Is a hardware wallet 100% unhackable?
Nothing is 100% unhackable, but hardware wallets get very close. They protect your keys in a "Secure Element" chip that is physically isolated from the internet. The main vulnerability isn't the device itself, but the human-such as if you are tricked into typing your seed phrase into a fake website or a phishing app.
What should I do if I think my seed phrase was exposed?
If you suspect your seed phrase is compromised, you must act immediately. Create a brand new wallet with a new seed phrase and transfer all your assets to the new addresses. Once a seed phrase is known by someone else, that wallet is permanently unsafe; you cannot "change" the password or reset the seed phrase for an existing wallet.
How do I verify a transaction is safe on my hardware wallet?
Always check the address and the amount on the physical screen of the hardware device, not just on your computer monitor. Sophisticated malware can change the address you see on your screen to a hacker's address, but the hardware wallet will show the actual destination. If the screen doesn't match your intended recipient, do not sign the transaction.
Do I need to worry about quantum computers?
While quantum computing poses a theoretical threat to current elliptic curve cryptography, it isn't an immediate danger for most users today. However, the industry is already developing quantum-resistant cryptography. Keep your wallet software updated, as manufacturers will roll out these protections as they become standardized.
Why is a 12-character password recommended for wallet encryption?
A 12-character random password provides roughly 95+ bits of entropy, making it incredibly difficult for "brute-force" attacks to crack. Since wallet encryption is often the only line of defense for software wallets, a long, complex password is the minimum requirement to prevent unauthorized local access to your key files.
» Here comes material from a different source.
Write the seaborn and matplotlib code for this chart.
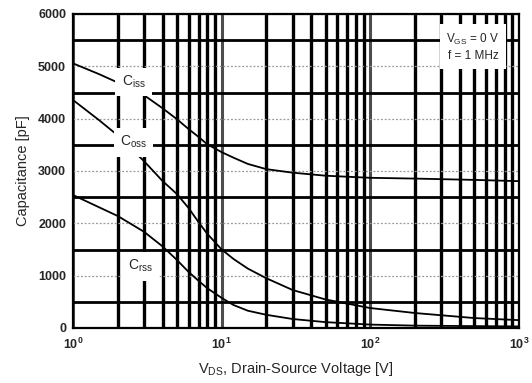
import numpy as np
import pandas as pd
import matplotlib
matplotlib.use("Agg")
import matplotlib.pyplot as plt
import seaborn as sns
from matplotlib.ticker import FixedLocator, LogLocator, NullFormatter

# Data (V_DS in volts, capacitance in pF)
vds = [1, 1.5, 2, 3, 4, 5, 6, 7, 8, 10, 12, 15, 20, 30, 50, 100, 200, 500, 1000]
ciss = [5057, 4850, 4690, 4450, 4200, 3990, 3800, 3650, 3510, 3360, 3255, 3135, 3035, 2968, 2910, 2870, 2855, 2830, 2806]
coss = [4357, 3970, 3680, 3190, 2810, 2560, 2290, 2020, 1800, 1500, 1320, 1135, 950, 726, 545, 381, 286, 190, 150]
crss = [2541, 2306, 2140, 1840, 1560, 1300, 1070, 900, 760, 575, 440, 330, 252, 172, 112, 65, 45, 36, 30]

series_names = ["Ciss", "Coss", "Crss"]
label_texts = [r"C$_{\mathregular{iss}}$", r"C$_{\mathregular{oss}}$", r"C$_{\mathregular{rss}}$"]
y_ticks = [0, 1000, 2000, 3000, 4000, 5000, 6000]
y_minor = [500, 1500, 2500, 3500, 4500, 5500]

df = pd.DataFrame({
    "vds": vds * 3,
    "cap": ciss + coss + crss,
    "series": sum([[n] * len(vds) for n in series_names], []),
})

sns.set_style("white")
plt.rcParams["font.family"] = ["Liberation Sans", "DejaVu Sans"]
plt.rcParams["mathtext.fontset"] = "custom"
plt.rcParams["mathtext.rm"] = "Liberation Sans"
plt.rcParams["mathtext.default"] = "regular"

fig = plt.figure(figsize=(5.32, 3.83), dpi=100)
ax = fig.add_axes([73 / 532, 1 - 328 / 383, (519 - 73) / 532, (328 - 14) / 383])

sns.lineplot(data=df, x="vds", y="cap", units="series", estimator=None,
             color="black", lw=1.3, ax=ax, zorder=3, sort=False)

ax.set_xscale("log")
ax.set_xlim(1, 1000)
ax.set_ylim(0, 6000)

ax.yaxis.set_major_locator(FixedLocator(y_ticks))
ax.yaxis.set_minor_locator(FixedLocator(y_minor))
ax.xaxis.set_major_locator(LogLocator(base=10, numticks=10))
ax.xaxis.set_minor_locator(LogLocator(base=10, subs=np.arange(2, 10), numticks=20))
ax.xaxis.set_minor_formatter(NullFormatter())

ax.set_axisbelow(True)
ax.xaxis.grid(True, which="minor", color="black", lw=2.4)
ax.xaxis.grid(True, which="major", color="0.3", lw=2.2)
ax.yaxis.grid(True, which="minor", color="black", lw=2.0)
ax.yaxis.grid(True, which="major", color="0.6", ls=(0, (1.5, 1.5)), lw=0.9)

ax.tick_params(axis="both", which="both", length=0)
ax.tick_params(axis="y", which="major", length=3, width=1, color="0.5", pad=2, direction="out")
ax.tick_params(axis="x", which="major", pad=6)
for lab in ax.get_yticklabels() + ax.get_xticklabels():
    lab.set_fontsize(9)
    lab.set_fontweight("bold")

for s in ax.spines.values():
    s.set_visible(True)
    s.set_color("black")
    s.set_linewidth(1.6)

ax.set_xlabel(r"V$_{\mathregular{DS}}$, Drain-Source Voltage [V]", fontsize=10.5, labelpad=6)
ax.set_ylabel("Capacitance [pF]", fontsize=10.5, labelpad=6)

# Curve labels with white boxes covering the grid
label_pos = [(2.55, 4700), (2.55, 3550), (2.85, 1180)]
for (lx, ly), t in zip(label_pos, label_texts):
    ax.text(lx, ly, t, fontsize=10, ha="center", va="center", zorder=6,
            bbox=dict(boxstyle="square,pad=0.45", fc="white", ec="none"))

ax.text(0.897, 0.895, "V$_{\\mathregular{GS}}$ = 0 V\nf = 1 MHz", transform=ax.transAxes,
        fontsize=8.5, ha="center", va="center", linespacing=1.4, zorder=6,
        bbox=dict(boxstyle="square,pad=0.55", fc="white", ec="none"))

fig.savefig("out.png", dpi=100)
Next Steps for Your Security Upgrade
If you're currently using only a software wallet, your first move should be buying a hardware wallet directly from a manufacturer. Once you have it, spend a few hours setting up a 2-of-3 multisig for your medium-term funds. Finally, do a "security audit" of your digital life: change your email passwords, disable SMS 2FA, and revoke any old token approvals on the blockchain.
Securing your crypto isn't a one-time event; it's a habit. Stay updated on new phishing trends and always double-check every address before hitting "send." Your future self will thank you.